### DESCRIPTION OF THE TASK
Repeat the material exactly as it appears.

### DATA
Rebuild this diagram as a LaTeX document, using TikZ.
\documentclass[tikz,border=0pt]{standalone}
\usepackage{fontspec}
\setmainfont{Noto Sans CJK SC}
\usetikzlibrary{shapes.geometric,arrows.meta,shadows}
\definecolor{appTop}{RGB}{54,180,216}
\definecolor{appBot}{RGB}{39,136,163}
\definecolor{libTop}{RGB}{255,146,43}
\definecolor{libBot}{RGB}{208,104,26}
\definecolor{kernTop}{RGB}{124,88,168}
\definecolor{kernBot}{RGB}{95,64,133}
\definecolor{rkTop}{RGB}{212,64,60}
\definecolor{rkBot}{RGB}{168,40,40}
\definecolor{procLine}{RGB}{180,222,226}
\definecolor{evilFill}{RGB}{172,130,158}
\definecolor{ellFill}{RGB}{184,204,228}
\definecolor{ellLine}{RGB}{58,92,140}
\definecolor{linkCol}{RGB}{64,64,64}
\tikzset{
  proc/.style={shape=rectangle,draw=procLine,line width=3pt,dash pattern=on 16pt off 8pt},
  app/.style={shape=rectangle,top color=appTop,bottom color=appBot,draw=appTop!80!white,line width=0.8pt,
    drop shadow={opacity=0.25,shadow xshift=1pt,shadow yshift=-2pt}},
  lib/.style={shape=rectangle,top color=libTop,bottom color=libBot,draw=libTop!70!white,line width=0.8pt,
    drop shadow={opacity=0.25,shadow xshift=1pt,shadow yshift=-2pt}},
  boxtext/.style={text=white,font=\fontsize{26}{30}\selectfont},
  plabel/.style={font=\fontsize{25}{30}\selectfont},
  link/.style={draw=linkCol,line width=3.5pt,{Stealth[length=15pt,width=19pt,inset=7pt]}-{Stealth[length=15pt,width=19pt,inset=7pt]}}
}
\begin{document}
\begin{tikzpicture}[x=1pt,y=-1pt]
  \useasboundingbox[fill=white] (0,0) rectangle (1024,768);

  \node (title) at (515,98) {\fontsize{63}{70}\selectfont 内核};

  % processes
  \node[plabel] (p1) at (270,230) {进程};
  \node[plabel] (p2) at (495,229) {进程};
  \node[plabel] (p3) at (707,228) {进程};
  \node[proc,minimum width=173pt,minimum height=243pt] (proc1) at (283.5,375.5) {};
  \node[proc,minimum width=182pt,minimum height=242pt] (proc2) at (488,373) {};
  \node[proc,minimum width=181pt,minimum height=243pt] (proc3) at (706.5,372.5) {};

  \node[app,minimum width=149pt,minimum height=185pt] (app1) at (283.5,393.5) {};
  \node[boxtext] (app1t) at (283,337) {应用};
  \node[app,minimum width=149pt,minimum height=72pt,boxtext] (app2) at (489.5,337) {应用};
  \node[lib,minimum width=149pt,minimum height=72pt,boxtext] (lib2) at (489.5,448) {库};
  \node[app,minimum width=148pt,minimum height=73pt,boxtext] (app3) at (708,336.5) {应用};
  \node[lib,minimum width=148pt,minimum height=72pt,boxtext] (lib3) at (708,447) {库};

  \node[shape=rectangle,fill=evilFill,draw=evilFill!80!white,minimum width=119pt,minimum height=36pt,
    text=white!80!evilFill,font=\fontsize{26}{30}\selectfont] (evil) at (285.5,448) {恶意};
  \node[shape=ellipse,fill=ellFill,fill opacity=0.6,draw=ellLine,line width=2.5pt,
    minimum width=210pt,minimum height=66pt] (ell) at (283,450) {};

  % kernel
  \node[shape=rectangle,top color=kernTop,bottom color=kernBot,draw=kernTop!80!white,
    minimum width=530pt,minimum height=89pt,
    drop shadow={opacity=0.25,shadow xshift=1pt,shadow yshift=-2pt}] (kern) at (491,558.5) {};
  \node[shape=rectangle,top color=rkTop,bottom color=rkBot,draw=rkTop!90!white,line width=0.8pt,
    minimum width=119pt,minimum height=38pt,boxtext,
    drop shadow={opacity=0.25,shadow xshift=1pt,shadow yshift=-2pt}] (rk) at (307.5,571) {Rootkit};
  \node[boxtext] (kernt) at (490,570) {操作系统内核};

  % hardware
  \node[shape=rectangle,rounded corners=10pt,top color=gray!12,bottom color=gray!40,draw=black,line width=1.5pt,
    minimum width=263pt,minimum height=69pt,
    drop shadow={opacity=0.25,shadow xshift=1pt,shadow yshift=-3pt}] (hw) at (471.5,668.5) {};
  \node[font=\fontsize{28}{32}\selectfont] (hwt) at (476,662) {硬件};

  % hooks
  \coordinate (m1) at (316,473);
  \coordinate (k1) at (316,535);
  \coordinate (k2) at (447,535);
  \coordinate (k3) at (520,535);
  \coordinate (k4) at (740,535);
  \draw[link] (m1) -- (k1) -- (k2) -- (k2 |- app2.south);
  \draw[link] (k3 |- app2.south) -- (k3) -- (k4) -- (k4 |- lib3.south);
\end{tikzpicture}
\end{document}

### SOLUTION
Rebuild this diagram as a LaTeX document, using TikZ.
\documentclass[tikz,border=0pt]{standalone}
\usepackage{fontspec}
\setmainfont{Noto Sans CJK SC}
\usetikzlibrary{shapes.geometric,arrows.meta,shadows}
\definecolor{appTop}{RGB}{54,180,216}
\definecolor{appBot}{RGB}{39,136,163}
\definecolor{libTop}{RGB}{255,146,43}
\definecolor{libBot}{RGB}{208,104,26}
\definecolor{kernTop}{RGB}{124,88,168}
\definecolor{kernBot}{RGB}{95,64,133}
\definecolor{rkTop}{RGB}{212,64,60}
\definecolor{rkBot}{RGB}{168,40,40}
\definecolor{procLine}{RGB}{180,222,226}
\definecolor{evilFill}{RGB}{172,130,158}
\definecolor{ellFill}{RGB}{184,204,228}
\definecolor{ellLine}{RGB}{58,92,140}
\definecolor{linkCol}{RGB}{64,64,64}
\tikzset{
  proc/.style={shape=rectangle,draw=procLine,line width=3pt,dash pattern=on 16pt off 8pt},
  app/.style={shape=rectangle,top color=appTop,bottom color=appBot,draw=appTop!80!white,line width=0.8pt,
    drop shadow={opacity=0.25,shadow xshift=1pt,shadow yshift=-2pt}},
  lib/.style={shape=rectangle,top color=libTop,bottom color=libBot,draw=libTop!70!white,line width=0.8pt,
    drop shadow={opacity=0.25,shadow xshift=1pt,shadow yshift=-2pt}},
  boxtext/.style={text=white,font=\fontsize{26}{30}\selectfont},
  plabel/.style={font=\fontsize{25}{30}\selectfont},
  link/.style={draw=linkCol,line width=3.5pt,{Stealth[length=15pt,width=19pt,inset=7pt]}-{Stealth[length=15pt,width=19pt,inset=7pt]}}
}
\begin{document}
\begin{tikzpicture}[x=1pt,y=-1pt]
  \useasboundingbox[fill=white] (0,0) rectangle (1024,768);

  \node (title) at (515,98) {\fontsize{63}{70}\selectfont 内核};

  % processes
  \node[plabel] (p1) at (270,230) {进程};
  \node[plabel] (p2) at (495,229) {进程};
  \node[plabel] (p3) at (707,228) {进程};
  \node[proc,minimum width=173pt,minimum height=243pt] (proc1) at (283.5,375.5) {};
  \node[proc,minimum width=182pt,minimum height=242pt] (proc2) at (488,373) {};
  \node[proc,minimum width=181pt,minimum height=243pt] (proc3) at (706.5,372.5) {};

  \node[app,minimum width=149pt,minimum height=185pt] (app1) at (283.5,393.5) {};
  \node[boxtext] (app1t) at (283,337) {应用};
  \node[app,minimum width=149pt,minimum height=72pt,boxtext] (app2) at (489.5,337) {应用};
  \node[lib,minimum width=149pt,minimum height=72pt,boxtext] (lib2) at (489.5,448) {库};
  \node[app,minimum width=148pt,minimum height=73pt,boxtext] (app3) at (708,336.5) {应用};
  \node[lib,minimum width=148pt,minimum height=72pt,boxtext] (lib3) at (708,447) {库};

  \node[shape=rectangle,fill=evilFill,draw=evilFill!80!white,minimum width=119pt,minimum height=36pt,
    text=white!80!evilFill,font=\fontsize{26}{30}\selectfont] (evil) at (285.5,448) {恶意};
  \node[shape=ellipse,fill=ellFill,fill opacity=0.6,draw=ellLine,line width=2.5pt,
    minimum width=210pt,minimum height=66pt] (ell) at (283,450) {};

  % kernel
  \node[shape=rectangle,top color=kernTop,bottom color=kernBot,draw=kernTop!80!white,
    minimum width=530pt,minimum height=89pt,
    drop shadow={opacity=0.25,shadow xshift=1pt,shadow yshift=-2pt}] (kern) at (491,558.5) {};
  \node[shape=rectangle,top color=rkTop,bottom color=rkBot,draw=rkTop!90!white,line width=0.8pt,
    minimum width=119pt,minimum height=38pt,boxtext,
    drop shadow={opacity=0.25,shadow xshift=1pt,shadow yshift=-2pt}] (rk) at (307.5,571) {Rootkit};
  \node[boxtext] (kernt) at (490,570) {操作系统内核};

  % hardware
  \node[shape=rectangle,rounded corners=10pt,top color=gray!12,bottom color=gray!40,draw=black,line width=1.5pt,
    minimum width=263pt,minimum height=69pt,
    drop shadow={opacity=0.25,shadow xshift=1pt,shadow yshift=-3pt}] (hw) at (471.5,668.5) {};
  \node[font=\fontsize{28}{32}\selectfont] (hwt) at (476,662) {硬件};

  % hooks
  \coordinate (m1) at (316,473);
  \coordinate (k1) at (316,535);
  \coordinate (k2) at (447,535);
  \coordinate (k3) at (520,535);
  \coordinate (k4) at (740,535);
  \draw[link] (m1) -- (k1) -- (k2) -- (k2 |- app2.south);
  \draw[link] (k3 |- app2.south) -- (k3) -- (k4) -- (k4 |- lib3.south);
\end{tikzpicture}
\end{document}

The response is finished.